By Pasqualina Curcio – Jul 20, 2020
All of us who work in public administration have also seen our salary drop by 97% since August 2018 as a consequence of induced hyperinflation. We are university professors, doctors, administrators, bio-analysts, maintenance personnel, drivers, judges, soldiers, police, electricians, etc. We are 3,555,155 people in addition to the 4,988,882 grandmothers and grandfathers who receive their pension and / or retirement. We are a lot of people.
From the “Carmelitas” Corner (BCV headquarters), trapped in monetarist dogma, they say that it is inappropriate to increase wages in the public administration. They allege that there are not enough resources in the budget. They are the same people who are determined to “balance” the fiscal accounts by superimposing the economy over the social. To do so, they suggest cutting public investment and spending.

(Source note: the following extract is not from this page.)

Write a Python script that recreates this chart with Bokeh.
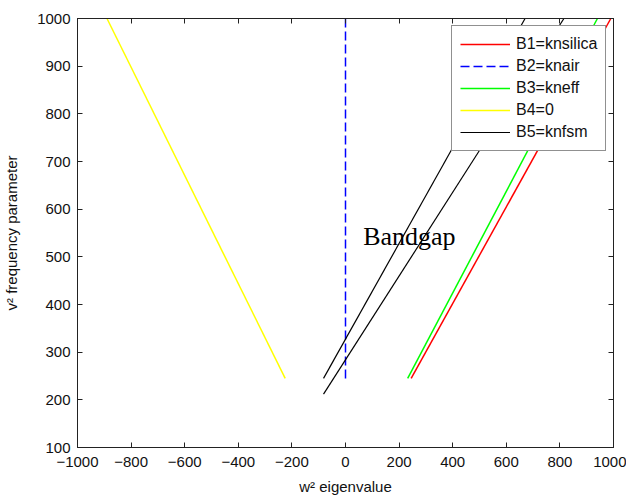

Of course, in their orthodox paradigm, they do not even walk around the idea of increasing public administration revenues instead of cutting spending.
Here in Venezuela, as in any country in the world, the financial resources of public administration come in theory and mainly from taxes. It is the case that the bourgeoisie in this country does not pay taxes despite the exaggerated profits it has recorded and continues to record even in times of economic war. Let’s recall that according to data from the BCV, in 2013 from all the economy’s production 40% went to the accounts of the capitalist and in 2017 this percentage increased to 50%, that is, the bourgeoisie, by way of profit, is appropriating at least half of national production, to the detriment of wages that went from 32% to 18% of GDP during the same period.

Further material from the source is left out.